ROMs, flash RAM, or the like. The computer-readable signals on the program product may optionally be compressed or encrypted.

[0123] Where a component (e.g. a software module, processor, assembly, device, circuit, etc.) is referred to above, unless otherwise indicated, reference to that component

(including a reference to a "means") should be interpreted as including as equivalents of that component any component which performs the function of the described component (i.e., that is functionally equivalent), including components which are not structurally equivalent to the disclosed structure which performs the function in the illustrated exemplary embodiments of the invention.

[0124] While a number of exemplary aspects and embodiments have been discussed above, those of skill in the art will recognize certain modifications, permutations, additions and sub-combinations thereof. It is therefore intended that the following appended claims and claims hereafter introduced are interpreted to include all such modifications, permutations, additions and sub-combinations as are within their true spirit and scope.

Interpretation of Terms [0125] Unless the context clearly requires otherwise, throughout the description and the claims:

"comprise", "comprising", and the like are to be construed in an inclusive sense, opposed to an exclusive or exhaustive sense; that is to say, in the sense "including, but not limited to".

"connected", "coupled", or any variant thereof, means any connection or coupling, either direct or indirect, between two or more elements; the coupling or connection between the elements can be physical, logical, or a combination thereof.

"herein", "above", "below", and words of similar import, when used to describe this specification shall refer to this specification as a whole and not to any particular portions of this specification.

"or", in reference to a list of two or more items, covers all of the following interpretations of the word: any of the items in the list, all of the items in the list, and any combination of the items in the list. • the singular forms "a", "an", and "the" also include the meaning of any appropriate plural forms.

• Words that indicate directions such as "vertical", "transverse", "horizontal", "upward", "downward", "forward", "backward", "inward", "outward", "vertical", "transverse", "left", "right", "front", "back"," "top", "bottom", "below", "above", "under", and the like, used in this description and any accompanying claims (where present) depend on the specific orientation of the apparatus described and illustrated. The subject matter described herein may assume various alternative orientations. Accordingly, these directional terms are not strictly defined and should not be interpreted narrowly.

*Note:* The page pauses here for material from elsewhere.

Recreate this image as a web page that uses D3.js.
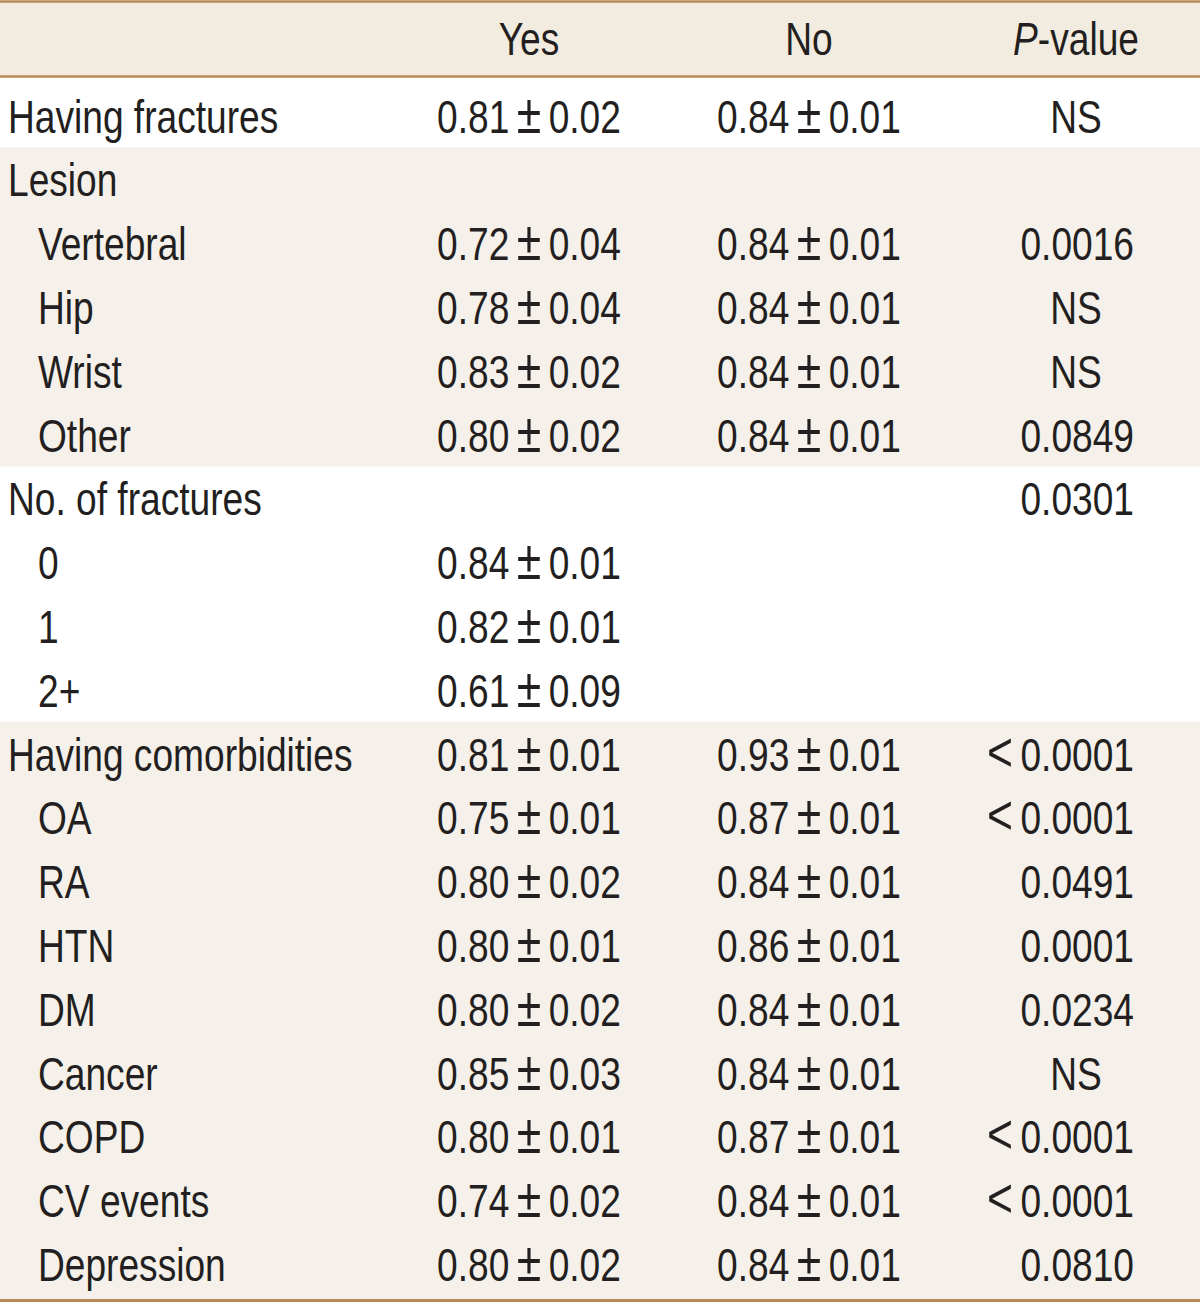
<!DOCTYPE html>
<html><head><meta charset="utf-8">
<script src="https://cdn.jsdelivr.net/npm/d3@7"></script>
<style>html,body{margin:0;padding:0;background:#fff;}svg{display:block;}</style>
</head><body>
<svg id="c" width="1200" height="1303"></svg>
<script>
// ---- data ----
const headers = ["", "Yes", "No", "P-value"];
const labels = ["Having fractures","Lesion","Vertebral","Hip","Wrist","Other","No. of fractures","0","1","2+",
  "Having comorbidities","OA","RA","HTN","DM","Cancer","COPD","CV events","Depression"];
const indent = [0,0,1,1,1,1,0,1,1,1,0,1,1,1,1,1,1,1,1];
const yesMean = ["0.81",null,"0.72","0.78","0.83","0.80",null,"0.84","0.82","0.61","0.81","0.75","0.80","0.80","0.80","0.85","0.80","0.74","0.80"];
const yesSE   = ["0.02",null,"0.04","0.04","0.02","0.02",null,"0.01","0.01","0.09","0.01","0.01","0.02","0.01","0.02","0.03","0.01","0.02","0.02"];
const noMean  = ["0.84",null,"0.84","0.84","0.84","0.84",null,null,null,null,"0.93","0.87","0.84","0.86","0.84","0.84","0.87","0.84","0.84"];
const noSE    = ["0.01",null,"0.01","0.01","0.01","0.01",null,null,null,null,"0.01","0.01","0.01","0.01","0.01","0.01","0.01","0.01","0.01"];
const pValues = ["NS",null,"0.0016","NS","NS","0.0849","0.0301",null,null,null,"<0.0001","<0.0001","0.0491","0.0001","0.0234","NS","<0.0001","<0.0001","0.0810"];
const shadedGroups = [[1,5],[10,18]];

// ---- layout ----
const W = 1200;
const FONT = "'Liberation Sans Narrow','Arial Narrow',sans-serif";
const FS = 47, SX = 0.79;
const TXT = "#231f20", BORDER = "#b98a57", HEADBG = "#f2ebdf", SHADE = "#f5f0ea";
const svg = d3.select("#c");
const y = d3.scaleLinear().domain([0, labels.length-1]).range([115.5, 1263.9]);
const step = y(1)-y(0);
const colX = {label0: 8, label1: 38, yes: 529, no: 809, pC: 1076, pR: 1134};

// header background
svg.append("rect").attr("x",0).attr("y",2).attr("width",W).attr("height",75).attr("fill",HEADBG);
// shaded groups
shadedGroups.forEach(([a,b])=>{
  const top = y(a)-step/2, bot = (b===labels.length-1)? 1299 : y(b)+step/2;
  svg.append("rect").attr("x",0).attr("y",top).attr("width",W).attr("height",bot-top).attr("fill",SHADE);
});
// borders
[[1.5,2.5],[76.5,2.5],[1300.5,3]].forEach(([yy,w])=>{
  svg.append("line").attr("x1",0).attr("x2",W).attr("y1",yy).attr("y2",yy).attr("stroke",BORDER).attr("stroke-width",w);
});

function txt(x, cy, parts, anchor){
  const t = svg.append("text")
    .attr("transform",`translate(${x},${cy+17}) scale(${SX},1)`)
    .attr("text-anchor",anchor||"start")
    .attr("font-family",FONT).attr("font-size",FS).attr("fill",TXT);
  if (typeof parts === "string") parts = [{t:parts}];
  parts.forEach(p=>t.append("tspan")
    .attr("font-style",p.it?"italic":null)
    .attr("font-size",p.big?FS*1.2:null)
    .attr("font-family",p.big?"'Liberation Sans',sans-serif":null)
    .text(p.t));
  return t;
}
// headers
txt(colX.yes, 38, headers[1], "middle");
txt(colX.no, 38, headers[2], "middle");
txt(colX.pC, 38, [{t:"P",it:true},{t:"-value"}], "middle");

const pm = (m,s)=> m==null?null:[{t:m+"\u2009"},{t:"\u00B1",big:true},{t:"\u2009"+s}];
labels.forEach((lab,i)=>{
  const cy = y(i);
  txt(indent[i]?colX.label1:colX.label0, cy, lab);
  const yv = pm(yesMean[i],yesSE[i]); if (yv) txt(colX.yes, cy, yv, "middle");
  const nv = pm(noMean[i],noSE[i]); if (nv) txt(colX.no, cy, nv, "middle");
  const p = pValues[i];
  if (p) {
    if (p==="NS") txt(colX.pC, cy, p, "middle");
    else if (p.startsWith("<")) txt(colX.pR, cy, [{t:"<",big:true},{t:"\u2009"+p.slice(1)}], "end");
    else txt(colX.pR, cy, p, "end");
  }
});
</script>
</body></html>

[0126] Specific examples of systems, methods and apparatus have been described herein for purposes of illustration. These are only examples. The technology provided herein can be applied to systems other than the example systems described above. Many alterations, modifications, additions, omissions and permutations are possible within the practice of this invention. This invention includes variations on described embodiments that would be apparent to the skilled addressee, including variations obtained by: replacing features, elements and/or acts with equivalent features, elements and/or acts; mixing and matching of features, elements and/or acts from different embodiments; combining features, elements and/or acts from embodiments as described herein with features, elements and/or acts of other technology; and/or omitting features, elements and/or acts from described embodiments.

[0127] It is therefore intended that the following appended claims and claims hereafter introduced are interpreted to include all such modifications, permutations, additions, omissions and sub-combinations as may reasonably be inferred. The scope of the claims should not be limited by the preferred embodiments set forth in the examples, but should be given the broadest interpretation consistent with the description as a whole.